A strange thing happened on the way to the London Stock Exchange this morning. Beverage baron A.G. Barr (LSE:BAG) announced that the UK Competition Commission had completed its review of Barr’s proposed merger with its rival Britvic (LSE:BVIC). The commission has made a provisional decision that the merger would not have any significant effect that would “result in the substantial lessening of competition.” In fact the commission report that “In our assessment of the evidence we noted that customers were in the main not concerned by the merger and said that the two companies’ brands did not overlap very much.”
The strange thing was that the share price of both companies almost immediately began losing ground. As at 2:30 pm BAG was trading at 508.25, down 0.75p, a decline of 0.15%. Britvic took a 9.05p loss (1.81%), falling to 491.45.

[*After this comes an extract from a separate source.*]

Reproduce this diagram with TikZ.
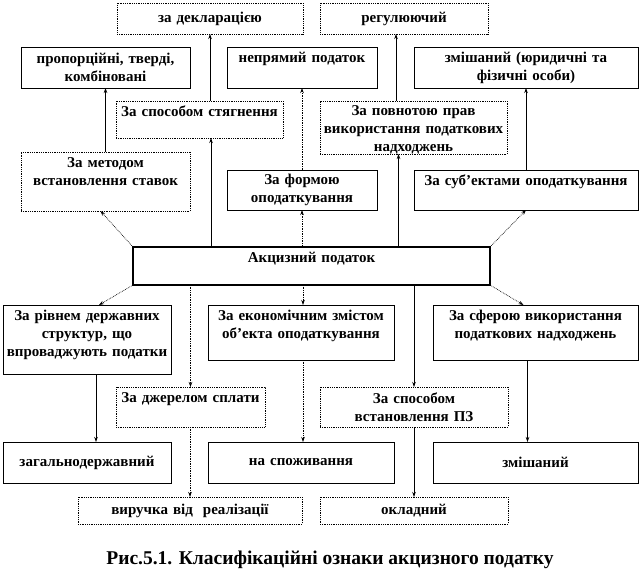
\documentclass[tikz,border=0pt]{standalone}
\usepackage{fontspec}
\setmainfont{Liberation Serif}
\usetikzlibrary{arrows.meta}

\begin{document}
\begin{tikzpicture}[x=1pt, y=-1pt,
    box/.style={draw, line width=0.8pt, rectangle, anchor=north west,
      inner sep=3pt, outer sep=0pt, align=center,
      font=\fontsize{15}{18}\selectfont\bfseries},
    dbox/.style={box, densely dotted},
    up/.style={text height=12pt, text depth=#1},
    arr/.style={line width=0.7pt, -{Stealth[length=5pt,width=3.5pt]}},
    darr/.style={arr, densely dotted}]
    \useasboundingbox (0,0) rectangle (642,581);
    % top row
    \node[dbox, text width=180, minimum height=31] (dekl) at (117,3) {за декларацією};
    \node[dbox, text width=162, minimum height=31] (regul) at (320,3) {регулюючий};
    \node[box, text width=163, minimum height=41] (prop) at (21,47) {пропорційні, тверді,\\ комбіновані};
    \node[box, text width=144, up=23pt] (nepr) at (227,47) {непрямий податок};
    \node[box, text width=218, minimum height=41] (zmishos) at (414,47) {змішаний (юридичні та\\ фізичні особи)};
    % upper criteria
    \node[dbox, text width=161, up=19pt] (spos) at (116,101) {За способом стягнення};
    \node[dbox, text width=181, text height=11pt, text depth=36pt] (povn) at (320,101) {За повнотою прав\\ використання податкових\\ надходжень};
    \node[dbox, text width=163, up=41pt] (metod) at (21,152) {За методом\\ встановлення ставок};
    \node[box, text width=144, minimum height=40] (forma) at (227,170) {За формою\\ оподаткування};
    \node[box, text width=218, up=22pt] (subj) at (414,170) {За суб’ектами оподаткування};
    % centre
    \node[box, line width=2pt, text width=351, up=20pt] (akc) at (133,247) {Акцизний податок};
    % lower criteria
    \node[box, text width=162, up=51pt] (riv) at (3,305) {За рівнем державних\\ структур, що\\ впроваджують податки};
    \node[box, text width=180, up=37pt] (ekon) at (208,305) {За економічним змістом\\ об’екта оподаткування};
    \node[box, text width=199, up=37pt] (sfera) at (433,305) {За сферою використання\\ податкових надходжень};
    \node[dbox, text width=143, up=22pt] (dzh) at (116,387) {За джерелом сплати};
    \node[dbox, text width=182, minimum height=40] (pz) at (320,387) {За способом\\ встановлення ПЗ};
    % bottom rows
    \node[box, text width=162, minimum height=41] (zag) at (3,442) {загальнодержавний};
    \node[box, text width=180, minimum height=41] (spoz) at (208,442) {на споживання};
    \node[box, text width=199, minimum height=41] (zmish) at (433,442) {змішаний};
    \node[dbox, text width=218, minimum height=27] (vyr) at (78,497) {виручка від\ \ реалізації};
    \node[dbox, text width=182, minimum height=27] (okl) at (320,497) {окладний};
    \node[font=\fontsize{19.5}{22}\selectfont\bfseries] (cap) at (330,560) {Рис.5.1. Класифікаційні ознаки акцизного податку};
    % connectors up
    \draw[arr] ([xshift=11.5pt]spos.south |- akc.north) -- ([xshift=11.5pt]spos.south);
    \draw[arr] (dekl.south |- spos.north) -- (dekl.south);
    \draw[arr] (metod.north) -- (prop.south);
    \draw[darr] (akc.north west) -- ([xshift=-5pt]metod.south);
    \draw[darr] (forma.south |- akc.north) -- (forma.south);
    \draw[darr] (nepr.south |- forma.north) -- (nepr.south);
    \draw[arr] ([xshift=-15pt]povn.south |- akc.north) -- ([xshift=-15pt]povn.south);
    \draw[arr] ([xshift=-8pt]regul.south |- povn.north) -- ([xshift=-8pt]regul.south);
    \draw[darr] (akc.north east) -- (subj.south);
    \draw[arr] (subj.north) -- (zmishos.south);
    % connectors down
    \draw[darr] (akc.south west) -- ([xshift=12pt]riv.north);
    \draw[arr] ([xshift=9pt]zag.north |- riv.south) -- ([xshift=9pt]zag.north);
    \draw[darr] (dzh.north |- akc.south) -- (dzh.north);
    \draw[darr] (vyr.north |- dzh.south) -- (vyr.north);
    \draw[darr] ([xshift=2pt]ekon.north |- akc.south) -- ([xshift=2pt]ekon.north);
    \draw[darr] ([xshift=2pt]spoz.north |- ekon.south) -- ([xshift=2pt]spoz.north);
    \draw[arr] (pz.north |- akc.south) -- (pz.north);
    \draw[arr] (okl.north |- pz.south) -- (okl.north);
    \draw[darr] (akc.south east) -- ([xshift=-12pt]sfera.north);
    \draw[arr] ([xshift=-8pt]zmish.north |- sfera.south) -- ([xshift=-8pt]zmish.north);
\end{tikzpicture}
\end{document}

The investor reaction, if the cause and effect are that closely related, seems at first glance to be the opposite of the expected response, especially when Barr CEO, Roger White, said that “The Board of A.G. BARR believes this is a significant positive step.”
The fly in the ointment – or soft drink – comes from the other side of the deal, in an announcement published this morning by Britvic. We need to remember that the merger talks lapsed at 13 February this year, but were resumed the following day when both companies agreed to cooperate with the committee’s investigation until it was completed. That should have been a portent of things to come.
Britvic Chairman, Gerald Corbett, tempered the top-popping, saying that “Our Company is in a different place to last summer when the terms of the merger were agreed.” What does he mean by that? Well, he means that “The cost savings from merging are less, we are performing better, we have new management and we have a new strategy to deliver good growth internationally as well as in the UK.” (Emphasis mine). During the regulatory approval process, Britvic did not stand idly by, twiddling their collective thumbs. They brought in a new CEO (Simon Litherland) and developed and began implementing an entirely different strategic plan, one that, apparently, does not include a merger with A.G. Barr.
The proposition to merge was originally announced in September 2012. At that time the CEO of Britvic was not named as a candidate for an executive position in the newly proposed company. It’s not likely then that Mr. Litherland would be overwhelmingly excited about the proposed merger, which, although it had been touted as a cost-savings measure for both companies, Mr. Corbett clearly said today that the cost savings were not really that considerable compared to what the new Britvic strategy would generate.
That leads some to speculate that the proposed merger was not about cost savings at all, as much as it was a strategic move to ally the companies in their perpetual battle against Coca-Cola, a battle that they are never going to win, on their own or together.
If you’re looking for fizz, I submit that you will be able to find it at Britvic as their new strategy becomes reality. How do you see it?